Array sensors are large-sized planar imaging devices, which may include pixel cell arrays, driving lines, signal reading lines and the like. In an array sensor, optical signals containing image information are directly projected onto pixel cells on a sensor imaging surface, and thus being converted by the pixel cells for creating an image. As the imaging process is implemented without using a lens or optical fibers to focus the light beams, no scaling occurs and an image obtained from this process can reflect the object in its original size. In such way, image quality can be improved. Besides, imaging devices using array sensors can be made thinner and lighter, so they are already widely used in various industrial fields.
For example, array sensor devices can be used for fingerprint imaging, file scanning, etc. As shown in FIG. 1, visible lights from a backside of an array sensor 11 irradiate onto an object 13 closely attached to an imaging surface of the array sensor 11. The visible lights may be reflected and refracted on an interface between the array sensor 11 and the object 13. Then the visible lights being reflected by the object 13 will be transmitted to pixel cells of the array sensor 11.
As shown in FIG. 2, each pixel cell includes a switching element 111 and a photoelectric element 112. The visible lights are converted into electric signals by the photoelectric element 112 in the pixel cells of the array sensor 11, and the electric signals are stored therein. A system controller 14 controls driving chips 151 of driving units 15 to control driving lines 113 of the array sensor 11, so as to activate the pixel cell array row by row. Furthermore, the system controller 14 controls signal reading chips 161 of signal sampling units 16 to read electric signals from the currently activated row in the pixel cell array through signal lines 114 of the array sensor 11. Thereafter, the electric signals are subjected to amplification and analog-digital conversion, and data resulting from these processing will be stored. As such, a digital gray scale image reflecting surface features of the object 13 being irradiated can be obtained.
The array sensor 11 generally has a glass substrate. Techniques such as Physical Vapor Deposition (PVD), Plasma Enhanced Chemical Vapor Deposition (PECVD), dry etch, wet etch and the like may be used to form one or more thin films on the glass substrate, thereby constituting electrical and optical elements for implementing various functions, and forming conducting lines. These thin films may include one or more conducting layers, insulating layers and protective layers.

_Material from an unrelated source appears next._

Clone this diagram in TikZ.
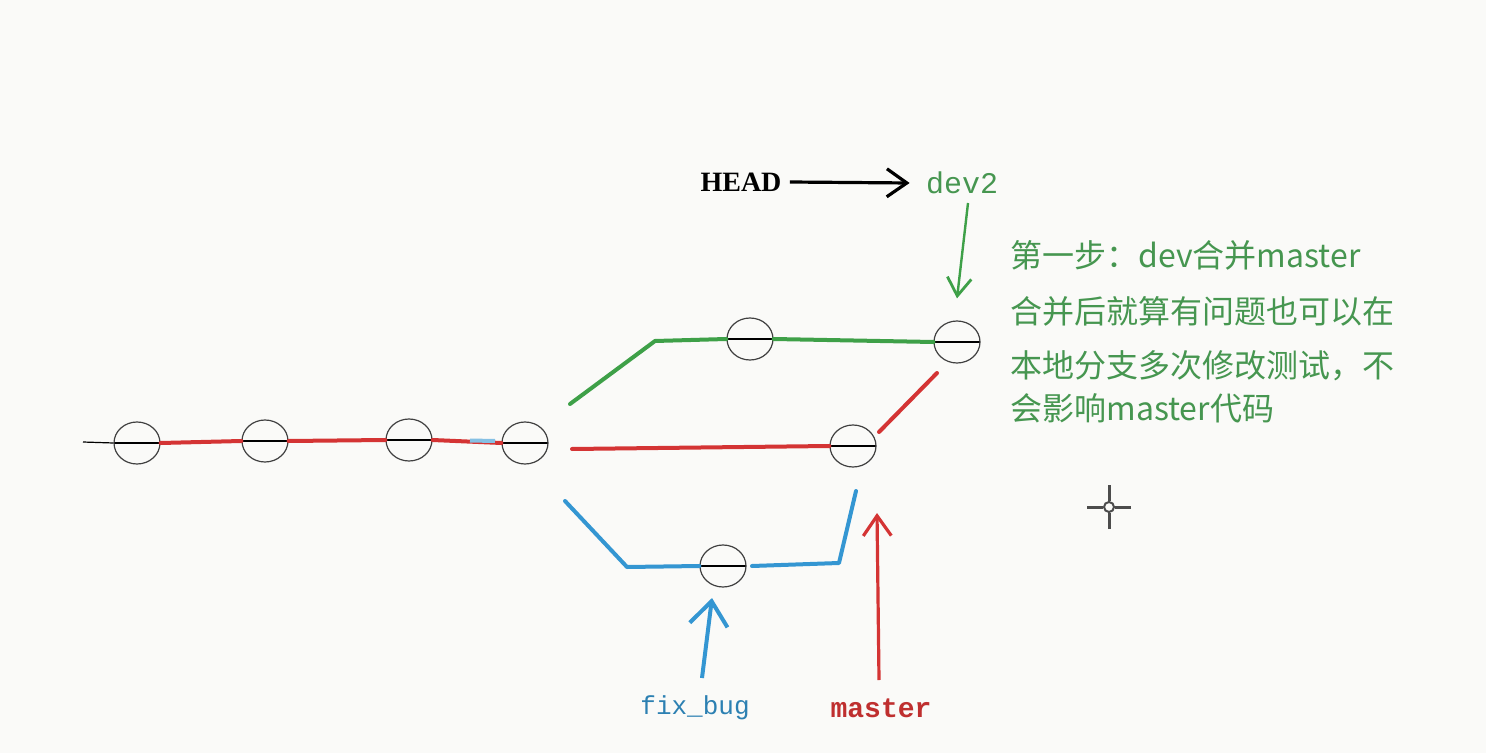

Referring still to FIG. 2, in existing products, the driving chips 151 are bonded on a soft conductive film using a Chip On Film (COF) method or the like, which forms a COF module. Then the COF module is bonded to a corresponding position on the array sensor 11 using a Film On Glass (FOG) method. Therefore, driving lines 113 of the array sensor 11 are connected and electrically coupled to the driving chips 151. However, such bonding modes bring complex connecting paths between the system controller 14 and the driving lines 113 of the array sensor 11, which may reduce the reliability and occupy more areas.